Au musée Art Ludique, les visiteurs peuvent avoir accès à des pièces exclusives et uniques, sous la forme de layouts, de sculptures ou d’installations vidéo. L’exposition contient une quantité de layouts impressionnante, notamment pour Le Voyage de Chihiro, avec plus de 1 300 dessins en tout selon les organisateurs.
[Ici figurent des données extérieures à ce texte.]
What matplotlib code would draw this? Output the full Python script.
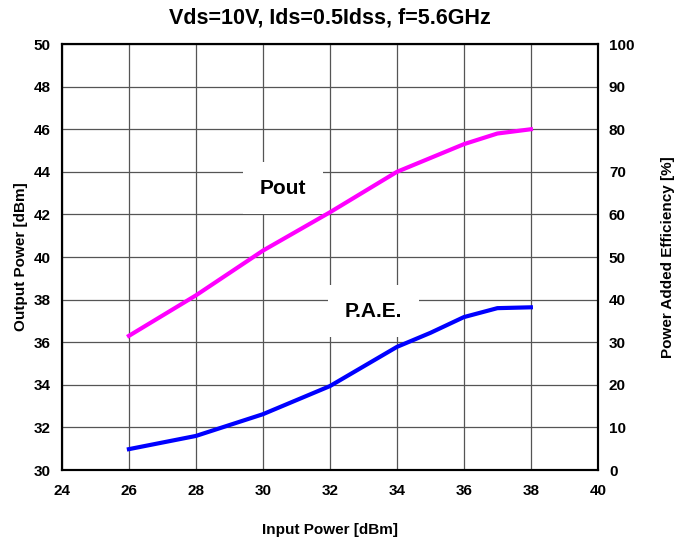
import matplotlib.pyplot as plt

plt.rcParams['font.family'] = ['Liberation Sans', 'DejaVu Sans']
plt.rcParams['font.weight'] = 'bold'

pin = [26, 28, 30, 32, 34, 36, 37, 38]
pout = [36.3, 38.2, 40.3, 42.1, 44.0, 45.3, 45.8, 46.0]
pae_x = [26, 28, 30, 32, 34, 35, 36, 37, 38]
pae = [4.9, 8.0, 13.1, 19.7, 28.9, 32.2, 35.9, 38.0, 38.2]

fig = plt.figure(figsize=(6.88, 5.44), dpi=100)
ax = fig.add_axes([0.090, 0.136, 0.779, 0.783])
ax2 = ax.twinx()

ax.plot(pin, pout, color='#ff00ff', lw=3.0, zorder=3)
ax2.plot(pae_x, pae, color='#0000ff', lw=3.0, zorder=3)

ax.set_xlim(24, 40)
ax.set_ylim(30, 50)
ax2.set_ylim(0, 100)
ax.set_xticks(range(24, 41, 2))
ax.set_yticks(range(30, 51, 2))
ax2.set_yticks(range(0, 101, 10))
ax.grid(True, color='#555555', lw=0.9)
ax.tick_params(length=0, labelsize=11, pad=10)
ax.tick_params(axis='y', pad=8)
ax2.tick_params(length=0, labelsize=11, pad=8)
for a in (ax, ax2):
    for s in a.spines.values():
        s.set_linewidth(1.5)

ax.set_xlabel('Input Power [dBm]', fontsize=11, fontweight='bold', labelpad=18)
ax.set_ylabel('Output Power [dBm]', fontsize=11, fontweight='bold')
ax2.set_ylabel('Power Added Efficiency [%]', fontsize=11, fontweight='bold', labelpad=19)
ax.set_title('Vds=10V, Ids=0.5Idss, f=5.6GHz', fontsize=15.5, fontweight='bold', pad=15)

ax2.text(30.6, 66.2, 'Pout', ha='center', va='center', fontsize=15, fontweight='bold',
         bbox=dict(facecolor='white', edgecolor='none', pad=12), zorder=4)
ax2.text(33.3, 37.3, 'P.A.E.', ha='center', va='center', fontsize=15, fontweight='bold',
         bbox=dict(facecolor='white', edgecolor='none', pad=12), zorder=1)

plt.savefig('out.png')
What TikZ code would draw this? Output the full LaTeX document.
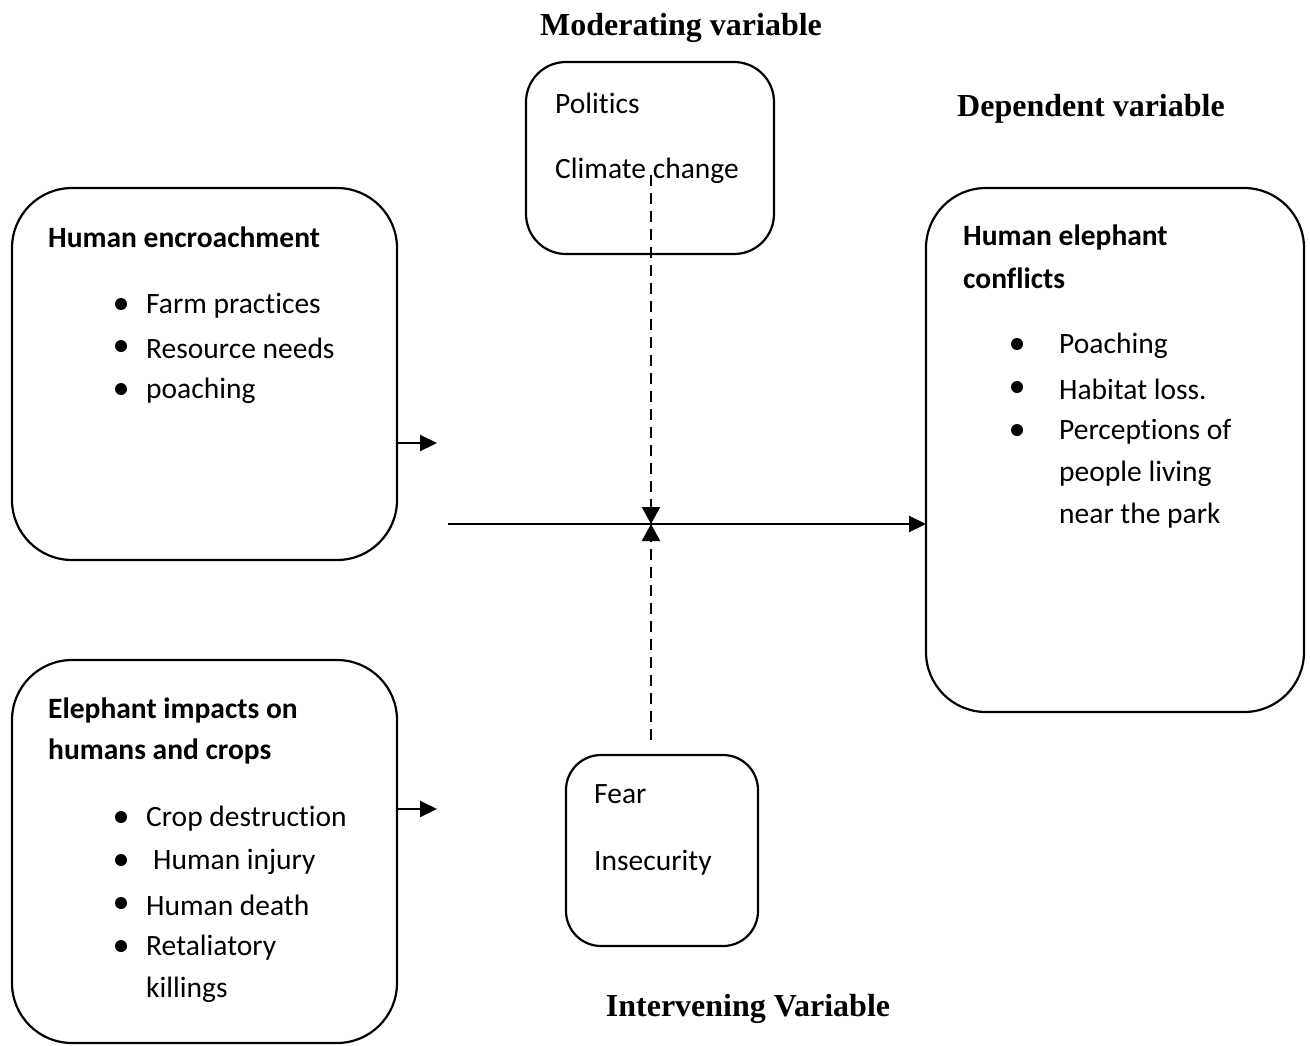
\documentclass[tikz,border=0pt]{standalone}
\usepackage{fontspec}
\setmainfont[Ligatures=NoCommon]{Carlito}
\newfontfamily\timesf{Liberation Serif}
\usetikzlibrary{arrows.meta}
\begin{document}
\begin{tikzpicture}[x=1pt,y=-1pt,
  box/.style={draw, line width=2.2pt, anchor=north west, inner sep=0pt, outer sep=0pt},
  txt/.style={anchor=west, inner sep=0pt, yshift=-3pt, font=\fontsize{29.5}{34}\selectfont},
  btxt/.style={txt, font=\fontsize{29.5}{34}\selectfont\bfseries},
  ttl/.style={inner sep=0pt, yshift=-2pt, font=\fontsize{32}{38}\selectfont\timesf\bfseries},
  bul/.style={circle, fill=black, inner sep=0pt, minimum size=12pt},
  arr/.style={line width=2.2pt, -{Triangle[length=17pt,width=16pt]}},
  darr/.style={line width=2.2pt, dash pattern=on 11pt off 7pt, -{Triangle[length=17pt,width=18pt]}}
]
\useasboundingbox (0,0) rectangle (1310,1045);
% titles
\node[ttl] (t1) at (681,26) {Moderating variable};
\node[ttl] (t2) at (1091,107) {Dependent variable};
\node[ttl] (t3) at (748,1007) {Intervening Variable};
% boxes
\node[box, rounded corners=40pt, minimum width=248pt, minimum height=192pt] (mod) at (526,62) {};
\node[box, rounded corners=60pt, minimum width=385pt, minimum height=372pt] (he) at (12,188) {};
\node[box, rounded corners=60pt, minimum width=378pt, minimum height=524pt] (dep) at (926,188) {};
\node[box, rounded corners=60pt, minimum width=385pt, minimum height=383pt] (ei) at (12,660) {};
\node[box, rounded corners=35pt, minimum width=192pt, minimum height=191pt] (int) at (566,755) {};
% moderating text
\node[txt] (m1) at (555,100) {Politics};
\node[txt] (m2) at (555,168) {Climate change};
% intervening text
\node[txt] (i1) at (594,791) {Fear};
\node[txt] (i2) at (594,860) {Insecurity};
% human encroachment
\node[btxt] (h0) at (48,234) {Human encroachment};
\node[bul] (hb1) at (121,304) {};
\node[bul] (hb2) at (121,346) {};
\node[bul] (hb3) at (121,389) {};
\node[txt] (h1) at (146,303) {Farm practices};
\node[txt] (h2) at (146,345) {Resource needs};
\node[txt] (h3) at (146,388) {poaching};
% dependent
\node[btxt] (d0) at (963,234) {Human elephant};
\node[btxt] (d0b) at (963,275) {conflicts};
\node[bul] (db1) at (1017,344) {};
\node[bul] (db2) at (1017,387) {};
\node[bul] (db3) at (1017,430) {};
\node[txt] (d1) at (1059,343) {Poaching};
\node[txt] (d2) at (1059,386) {Habitat loss.};
\node[txt] (d3) at (1059,429) {Perceptions of};
\node[txt] (d4) at (1059,471) {people living};
\node[txt] (d5) at (1059,513) {near the park};
% elephant impacts
\node[btxt] (e0) at (48,707) {Elephant impacts on};
\node[btxt] (e0b) at (48,748) {humans and crops};
\node[bul] (eb1) at (121,817) {};
\node[bul] (eb2) at (121,860) {};
\node[bul] (eb3) at (121,903) {};
\node[bul] (eb4) at (121,946) {};
\node[txt] (e1) at (146,816) {Crop destruction};
\node[txt] (e2) at (153,859) {Human injury};
\node[txt] (e3) at (146,902) {Human death};
\node[txt] (e4) at (146,945) {Retaliatory};
\node[txt] (e5) at (146,987) {killings};
% connectors
\coordinate (a1s) at (397,443);
\coordinate (a1e) at (437,443);
\coordinate (a2s) at (397,809);
\coordinate (a2e) at (437,809);
\coordinate (hs) at (448,524);
\coordinate (c) at (651,524);
\coordinate (ts) at (651,175);
\coordinate (bs) at (651,740);
\draw[arr] (a1s) -- (a1e);
\draw[arr] (a2s) -- (a2e);
\draw[arr] (hs) -- (dep.west |- hs);
\draw[darr] (ts) -- (c);
\draw[darr] (bs) -- (c);
\end{tikzpicture}
\end{document}
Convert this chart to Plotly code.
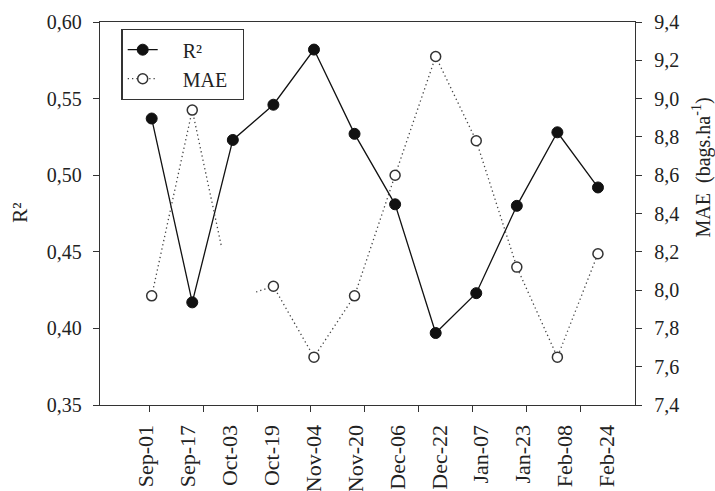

Tous les layouts sont des originaux présentés sous verre et certains ont une taille colossale, comme ceux établis pour un plan-séquence* dans Kiki la petite sorcière, ou encore un format kakemono vertical d’un plan en contre-plongée pour exprimer la grandeur de l’arbre qui est au centre de l’île volante du Château dans le Ciel. C’était curieux de constater que certains layouts ont été créés avant ma naissance, des petits bouts de Scotch jaunis attestent de la date de conception et donnent un cachet mystérieux à l’objet papier. On peut s’approcher suffisamment pour remarquer les détails et les annotations sur chaque dessin. Certaines notes de Miyazaki à l’attention des animateurs sont plutôt cocasses (remontrances ou félicitations). On se rend aussi compte de l’exigence drastique qui réside derrière tout ce travail.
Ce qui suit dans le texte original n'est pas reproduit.